AIM OF THE TASK:
Beneath this instruction is a block of data; output from it exactly the lines that run from the one containing "Clone this chart in matplotlib." through the one containing "ax.bar([0], [0], color=ctop, label=name)", inclusive.

DATASET ENTRIES:
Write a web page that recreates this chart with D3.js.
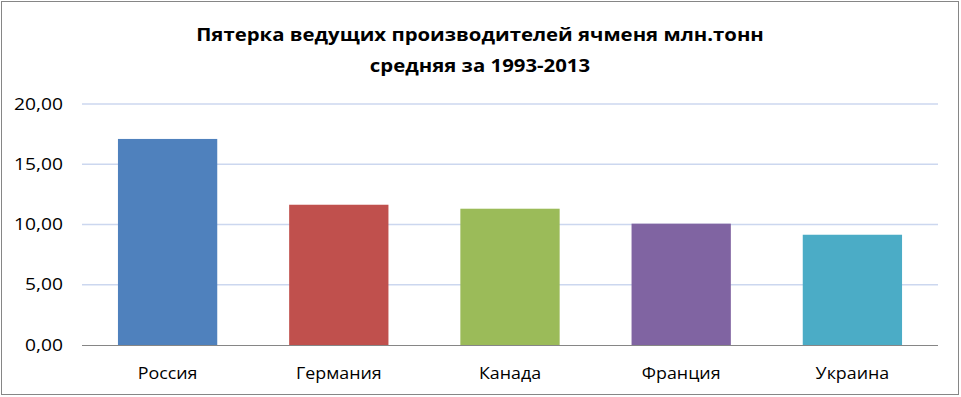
==
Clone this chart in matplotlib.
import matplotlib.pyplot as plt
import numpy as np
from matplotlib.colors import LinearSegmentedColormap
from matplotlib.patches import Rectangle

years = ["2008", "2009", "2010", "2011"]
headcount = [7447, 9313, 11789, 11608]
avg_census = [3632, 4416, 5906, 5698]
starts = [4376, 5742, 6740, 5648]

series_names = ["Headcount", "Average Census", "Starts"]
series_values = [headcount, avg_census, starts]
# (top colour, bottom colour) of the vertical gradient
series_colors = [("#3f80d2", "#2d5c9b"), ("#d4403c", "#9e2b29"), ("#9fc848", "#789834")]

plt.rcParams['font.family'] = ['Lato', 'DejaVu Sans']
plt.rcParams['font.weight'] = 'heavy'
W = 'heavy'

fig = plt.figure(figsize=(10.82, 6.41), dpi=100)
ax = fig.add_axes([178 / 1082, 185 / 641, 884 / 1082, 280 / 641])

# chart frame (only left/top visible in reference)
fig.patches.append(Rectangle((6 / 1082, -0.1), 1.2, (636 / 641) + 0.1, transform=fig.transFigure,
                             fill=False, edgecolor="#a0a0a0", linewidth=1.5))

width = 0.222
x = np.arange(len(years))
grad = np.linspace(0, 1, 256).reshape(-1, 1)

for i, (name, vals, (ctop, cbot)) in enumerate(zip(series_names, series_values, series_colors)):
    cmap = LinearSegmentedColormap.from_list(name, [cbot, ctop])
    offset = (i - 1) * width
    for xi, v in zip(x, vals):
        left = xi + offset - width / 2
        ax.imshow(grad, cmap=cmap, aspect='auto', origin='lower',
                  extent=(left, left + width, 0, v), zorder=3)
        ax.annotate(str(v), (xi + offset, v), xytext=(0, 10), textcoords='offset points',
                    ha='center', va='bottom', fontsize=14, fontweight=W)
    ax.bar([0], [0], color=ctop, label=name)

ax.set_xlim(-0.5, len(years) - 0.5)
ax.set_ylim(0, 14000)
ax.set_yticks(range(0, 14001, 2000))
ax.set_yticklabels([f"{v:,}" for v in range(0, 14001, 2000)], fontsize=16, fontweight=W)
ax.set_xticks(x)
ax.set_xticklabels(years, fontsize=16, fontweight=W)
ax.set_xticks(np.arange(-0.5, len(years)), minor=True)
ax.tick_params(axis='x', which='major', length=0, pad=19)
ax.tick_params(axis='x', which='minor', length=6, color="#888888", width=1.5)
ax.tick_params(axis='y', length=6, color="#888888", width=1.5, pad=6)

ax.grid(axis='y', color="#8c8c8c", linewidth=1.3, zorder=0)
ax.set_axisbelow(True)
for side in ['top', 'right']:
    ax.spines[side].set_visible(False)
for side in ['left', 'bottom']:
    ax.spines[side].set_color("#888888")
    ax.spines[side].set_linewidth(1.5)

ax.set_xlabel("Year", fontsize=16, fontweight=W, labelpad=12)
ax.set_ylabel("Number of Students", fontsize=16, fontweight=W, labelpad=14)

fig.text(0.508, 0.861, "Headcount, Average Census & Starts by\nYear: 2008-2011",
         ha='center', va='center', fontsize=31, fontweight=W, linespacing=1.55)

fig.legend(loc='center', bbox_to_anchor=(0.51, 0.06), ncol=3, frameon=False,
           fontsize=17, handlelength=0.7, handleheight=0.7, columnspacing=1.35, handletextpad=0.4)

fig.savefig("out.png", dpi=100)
==
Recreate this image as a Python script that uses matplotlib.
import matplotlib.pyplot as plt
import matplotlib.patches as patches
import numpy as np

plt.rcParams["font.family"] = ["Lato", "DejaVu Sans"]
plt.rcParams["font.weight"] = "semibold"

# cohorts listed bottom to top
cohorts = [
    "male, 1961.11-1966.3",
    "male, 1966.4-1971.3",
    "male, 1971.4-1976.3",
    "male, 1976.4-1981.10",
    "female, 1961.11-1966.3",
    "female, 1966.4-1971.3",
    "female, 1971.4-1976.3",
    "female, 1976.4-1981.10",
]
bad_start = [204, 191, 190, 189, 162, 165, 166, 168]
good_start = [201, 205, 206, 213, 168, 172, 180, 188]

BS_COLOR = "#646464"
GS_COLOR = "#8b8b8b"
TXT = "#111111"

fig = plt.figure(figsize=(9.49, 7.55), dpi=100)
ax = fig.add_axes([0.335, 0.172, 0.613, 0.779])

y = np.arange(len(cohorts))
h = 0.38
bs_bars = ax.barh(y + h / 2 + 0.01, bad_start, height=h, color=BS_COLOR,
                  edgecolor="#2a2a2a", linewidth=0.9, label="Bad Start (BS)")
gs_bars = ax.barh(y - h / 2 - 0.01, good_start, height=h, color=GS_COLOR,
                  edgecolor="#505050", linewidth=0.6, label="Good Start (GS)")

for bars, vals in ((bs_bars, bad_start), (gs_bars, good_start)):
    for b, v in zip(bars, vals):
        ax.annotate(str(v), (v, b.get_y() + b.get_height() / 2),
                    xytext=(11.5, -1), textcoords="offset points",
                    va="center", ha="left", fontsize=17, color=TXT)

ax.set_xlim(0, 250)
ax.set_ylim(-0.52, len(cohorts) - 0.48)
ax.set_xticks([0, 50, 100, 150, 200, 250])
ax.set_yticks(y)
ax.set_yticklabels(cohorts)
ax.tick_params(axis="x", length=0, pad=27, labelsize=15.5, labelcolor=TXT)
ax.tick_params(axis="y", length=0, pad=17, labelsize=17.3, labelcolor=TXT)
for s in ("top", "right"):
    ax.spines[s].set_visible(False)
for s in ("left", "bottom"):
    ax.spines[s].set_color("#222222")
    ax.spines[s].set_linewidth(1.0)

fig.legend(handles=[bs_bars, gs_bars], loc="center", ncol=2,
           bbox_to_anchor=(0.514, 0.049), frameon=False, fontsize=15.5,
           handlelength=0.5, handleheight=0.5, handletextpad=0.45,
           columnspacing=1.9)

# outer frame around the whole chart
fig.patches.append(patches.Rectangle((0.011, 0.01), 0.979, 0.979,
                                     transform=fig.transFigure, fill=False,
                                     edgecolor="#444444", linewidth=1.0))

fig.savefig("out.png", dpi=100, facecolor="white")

SOLUTION TO THE PROBLEM:
Clone this chart in matplotlib.
import matplotlib.pyplot as plt
import numpy as np
from matplotlib.colors import LinearSegmentedColormap
from matplotlib.patches import Rectangle

years = ["2008", "2009", "2010", "2011"]
headcount = [7447, 9313, 11789, 11608]
avg_census = [3632, 4416, 5906, 5698]
starts = [4376, 5742, 6740, 5648]

series_names = ["Headcount", "Average Census", "Starts"]
series_values = [headcount, avg_census, starts]
# (top colour, bottom colour) of the vertical gradient
series_colors = [("#3f80d2", "#2d5c9b"), ("#d4403c", "#9e2b29"), ("#9fc848", "#789834")]

plt.rcParams['font.family'] = ['Lato', 'DejaVu Sans']
plt.rcParams['font.weight'] = 'heavy'
W = 'heavy'

fig = plt.figure(figsize=(10.82, 6.41), dpi=100)
ax = fig.add_axes([178 / 1082, 185 / 641, 884 / 1082, 280 / 641])

# chart frame (only left/top visible in reference)
fig.patches.append(Rectangle((6 / 1082, -0.1), 1.2, (636 / 641) + 0.1, transform=fig.transFigure,
                             fill=False, edgecolor="#a0a0a0", linewidth=1.5))

width = 0.222
x = np.arange(len(years))
grad = np.linspace(0, 1, 256).reshape(-1, 1)

for i, (name, vals, (ctop, cbot)) in enumerate(zip(series_names, series_values, series_colors)):
    cmap = LinearSegmentedColormap.from_list(name, [cbot, ctop])
    offset = (i - 1) * width
    for xi, v in zip(x, vals):
        left = xi + offset - width / 2
        ax.imshow(grad, cmap=cmap, aspect='auto', origin='lower',
                  extent=(left, left + width, 0, v), zorder=3)
        ax.annotate(str(v), (xi + offset, v), xytext=(0, 10), textcoords='offset points',
                    ha='center', va='bottom', fontsize=14, fontweight=W)
    ax.bar([0], [0], color=ctop, label=name)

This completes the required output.